__WHAT IS NEEDED__: Copy every line of the following data that includes the string "this".

__SUPPLIED DATA__:

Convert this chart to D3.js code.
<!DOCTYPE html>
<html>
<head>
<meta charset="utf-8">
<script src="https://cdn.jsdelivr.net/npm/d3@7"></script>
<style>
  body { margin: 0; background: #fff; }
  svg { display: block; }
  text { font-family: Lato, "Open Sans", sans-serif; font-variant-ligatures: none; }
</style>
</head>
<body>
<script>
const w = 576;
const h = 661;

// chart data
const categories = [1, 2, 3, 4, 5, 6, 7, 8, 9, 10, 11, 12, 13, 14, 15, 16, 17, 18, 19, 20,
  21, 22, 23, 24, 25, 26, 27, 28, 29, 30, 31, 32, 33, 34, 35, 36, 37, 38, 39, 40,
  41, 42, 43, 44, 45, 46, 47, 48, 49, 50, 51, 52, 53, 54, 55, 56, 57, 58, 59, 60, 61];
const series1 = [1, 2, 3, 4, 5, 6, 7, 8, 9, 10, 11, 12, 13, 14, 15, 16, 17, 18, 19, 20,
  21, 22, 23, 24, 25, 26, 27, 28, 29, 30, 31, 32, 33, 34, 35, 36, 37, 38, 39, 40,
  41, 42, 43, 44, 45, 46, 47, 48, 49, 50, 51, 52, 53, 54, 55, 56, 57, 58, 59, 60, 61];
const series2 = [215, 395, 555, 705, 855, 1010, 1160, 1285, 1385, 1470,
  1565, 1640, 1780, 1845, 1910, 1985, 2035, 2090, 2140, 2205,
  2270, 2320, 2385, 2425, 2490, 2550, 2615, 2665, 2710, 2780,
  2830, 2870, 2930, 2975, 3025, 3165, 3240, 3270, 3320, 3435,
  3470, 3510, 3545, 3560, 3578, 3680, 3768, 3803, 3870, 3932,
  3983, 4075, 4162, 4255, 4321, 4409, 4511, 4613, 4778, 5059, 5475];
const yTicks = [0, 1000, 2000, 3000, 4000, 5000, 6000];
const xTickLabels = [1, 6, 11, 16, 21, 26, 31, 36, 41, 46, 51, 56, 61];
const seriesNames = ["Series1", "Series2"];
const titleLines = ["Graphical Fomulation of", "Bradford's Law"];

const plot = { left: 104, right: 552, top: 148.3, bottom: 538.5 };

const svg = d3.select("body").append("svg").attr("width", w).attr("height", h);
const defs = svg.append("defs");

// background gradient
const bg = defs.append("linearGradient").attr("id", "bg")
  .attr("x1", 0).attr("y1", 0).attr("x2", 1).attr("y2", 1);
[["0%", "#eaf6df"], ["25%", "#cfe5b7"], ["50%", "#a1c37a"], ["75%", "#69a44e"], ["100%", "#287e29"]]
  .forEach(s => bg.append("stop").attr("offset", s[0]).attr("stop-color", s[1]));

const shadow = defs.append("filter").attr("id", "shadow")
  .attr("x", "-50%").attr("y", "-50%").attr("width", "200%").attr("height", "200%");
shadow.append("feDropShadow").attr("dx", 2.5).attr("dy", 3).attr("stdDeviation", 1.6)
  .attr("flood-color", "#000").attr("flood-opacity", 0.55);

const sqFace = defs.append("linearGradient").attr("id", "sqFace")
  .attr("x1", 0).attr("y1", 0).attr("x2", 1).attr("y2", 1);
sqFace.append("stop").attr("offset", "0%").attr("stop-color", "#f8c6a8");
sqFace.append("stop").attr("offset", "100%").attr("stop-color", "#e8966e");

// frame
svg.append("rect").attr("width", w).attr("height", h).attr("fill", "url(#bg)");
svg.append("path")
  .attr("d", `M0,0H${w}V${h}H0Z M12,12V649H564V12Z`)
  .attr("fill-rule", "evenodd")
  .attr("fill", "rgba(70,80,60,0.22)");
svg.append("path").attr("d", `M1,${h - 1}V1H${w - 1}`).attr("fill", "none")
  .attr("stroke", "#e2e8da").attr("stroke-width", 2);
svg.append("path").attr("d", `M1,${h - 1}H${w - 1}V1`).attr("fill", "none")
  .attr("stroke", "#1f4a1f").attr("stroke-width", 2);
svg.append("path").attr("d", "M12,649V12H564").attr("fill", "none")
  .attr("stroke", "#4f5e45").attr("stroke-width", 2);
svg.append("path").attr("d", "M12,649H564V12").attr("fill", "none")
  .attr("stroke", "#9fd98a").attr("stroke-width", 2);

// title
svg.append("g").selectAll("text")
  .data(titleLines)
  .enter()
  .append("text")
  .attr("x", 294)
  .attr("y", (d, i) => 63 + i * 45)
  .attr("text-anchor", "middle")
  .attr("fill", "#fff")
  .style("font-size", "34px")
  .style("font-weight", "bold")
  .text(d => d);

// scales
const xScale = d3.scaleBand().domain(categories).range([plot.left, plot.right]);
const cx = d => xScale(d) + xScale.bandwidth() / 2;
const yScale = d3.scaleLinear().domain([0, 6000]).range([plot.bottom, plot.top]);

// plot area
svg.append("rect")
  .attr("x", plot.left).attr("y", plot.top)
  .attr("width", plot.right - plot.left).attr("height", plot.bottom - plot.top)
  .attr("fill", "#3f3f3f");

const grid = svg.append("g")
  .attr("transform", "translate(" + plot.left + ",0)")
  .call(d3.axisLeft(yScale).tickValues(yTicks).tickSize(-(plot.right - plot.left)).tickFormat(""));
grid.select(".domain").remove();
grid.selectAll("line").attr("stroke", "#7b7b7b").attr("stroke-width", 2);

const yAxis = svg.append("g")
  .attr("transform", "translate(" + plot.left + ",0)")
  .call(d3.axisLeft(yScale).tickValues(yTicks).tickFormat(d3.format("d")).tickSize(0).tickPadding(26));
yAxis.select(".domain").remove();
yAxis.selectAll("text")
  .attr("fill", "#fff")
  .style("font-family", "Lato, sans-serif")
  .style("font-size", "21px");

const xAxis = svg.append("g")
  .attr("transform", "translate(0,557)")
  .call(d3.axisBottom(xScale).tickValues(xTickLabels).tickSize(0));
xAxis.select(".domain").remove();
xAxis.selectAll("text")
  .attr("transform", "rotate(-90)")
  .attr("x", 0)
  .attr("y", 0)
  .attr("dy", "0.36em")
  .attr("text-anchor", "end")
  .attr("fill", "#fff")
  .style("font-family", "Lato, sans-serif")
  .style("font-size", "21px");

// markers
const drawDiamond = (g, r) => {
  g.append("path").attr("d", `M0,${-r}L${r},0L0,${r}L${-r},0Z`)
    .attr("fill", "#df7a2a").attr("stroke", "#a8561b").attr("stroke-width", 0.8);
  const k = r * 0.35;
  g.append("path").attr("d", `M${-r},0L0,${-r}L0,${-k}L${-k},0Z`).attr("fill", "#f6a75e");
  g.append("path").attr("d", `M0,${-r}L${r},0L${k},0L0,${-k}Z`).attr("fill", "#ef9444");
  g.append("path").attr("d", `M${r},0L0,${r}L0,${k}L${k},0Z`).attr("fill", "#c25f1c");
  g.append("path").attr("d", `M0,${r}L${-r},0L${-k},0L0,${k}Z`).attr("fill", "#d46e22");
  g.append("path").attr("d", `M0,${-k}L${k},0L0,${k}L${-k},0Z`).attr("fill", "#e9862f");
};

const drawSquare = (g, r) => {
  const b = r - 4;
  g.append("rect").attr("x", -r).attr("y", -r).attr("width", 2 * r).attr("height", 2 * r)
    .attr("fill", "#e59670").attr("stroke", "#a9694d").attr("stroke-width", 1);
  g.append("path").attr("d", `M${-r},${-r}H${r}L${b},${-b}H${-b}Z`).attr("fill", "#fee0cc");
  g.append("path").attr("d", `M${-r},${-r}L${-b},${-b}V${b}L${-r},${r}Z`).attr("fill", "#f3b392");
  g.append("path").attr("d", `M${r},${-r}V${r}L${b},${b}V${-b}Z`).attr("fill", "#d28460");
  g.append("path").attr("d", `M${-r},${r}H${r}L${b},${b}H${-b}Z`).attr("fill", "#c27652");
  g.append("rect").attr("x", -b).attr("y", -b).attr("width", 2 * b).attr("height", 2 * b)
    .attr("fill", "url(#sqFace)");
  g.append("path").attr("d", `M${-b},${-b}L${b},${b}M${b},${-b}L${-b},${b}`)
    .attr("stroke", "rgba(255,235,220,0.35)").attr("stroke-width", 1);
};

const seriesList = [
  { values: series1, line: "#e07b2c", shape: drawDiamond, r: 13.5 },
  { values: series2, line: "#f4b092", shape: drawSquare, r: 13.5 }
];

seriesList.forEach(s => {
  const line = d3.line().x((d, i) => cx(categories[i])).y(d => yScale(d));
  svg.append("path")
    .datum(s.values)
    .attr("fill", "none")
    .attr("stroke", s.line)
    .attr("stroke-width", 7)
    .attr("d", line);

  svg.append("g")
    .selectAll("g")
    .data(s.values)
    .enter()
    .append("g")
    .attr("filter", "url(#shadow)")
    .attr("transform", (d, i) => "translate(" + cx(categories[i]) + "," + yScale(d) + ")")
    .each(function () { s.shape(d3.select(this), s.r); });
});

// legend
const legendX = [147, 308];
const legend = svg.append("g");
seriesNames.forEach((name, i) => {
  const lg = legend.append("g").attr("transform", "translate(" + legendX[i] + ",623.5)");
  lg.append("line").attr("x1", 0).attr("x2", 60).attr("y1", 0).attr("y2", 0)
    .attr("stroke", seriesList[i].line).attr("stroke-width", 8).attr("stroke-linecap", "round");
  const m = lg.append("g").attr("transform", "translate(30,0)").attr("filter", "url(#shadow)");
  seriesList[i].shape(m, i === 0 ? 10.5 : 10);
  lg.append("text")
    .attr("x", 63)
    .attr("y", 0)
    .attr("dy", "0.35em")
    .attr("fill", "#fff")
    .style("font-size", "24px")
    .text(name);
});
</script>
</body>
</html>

__WRITTEN SOLUTION__:
Convert this chart to D3.js code.
    .each(function () { s.shape(d3.select(this), s.r); });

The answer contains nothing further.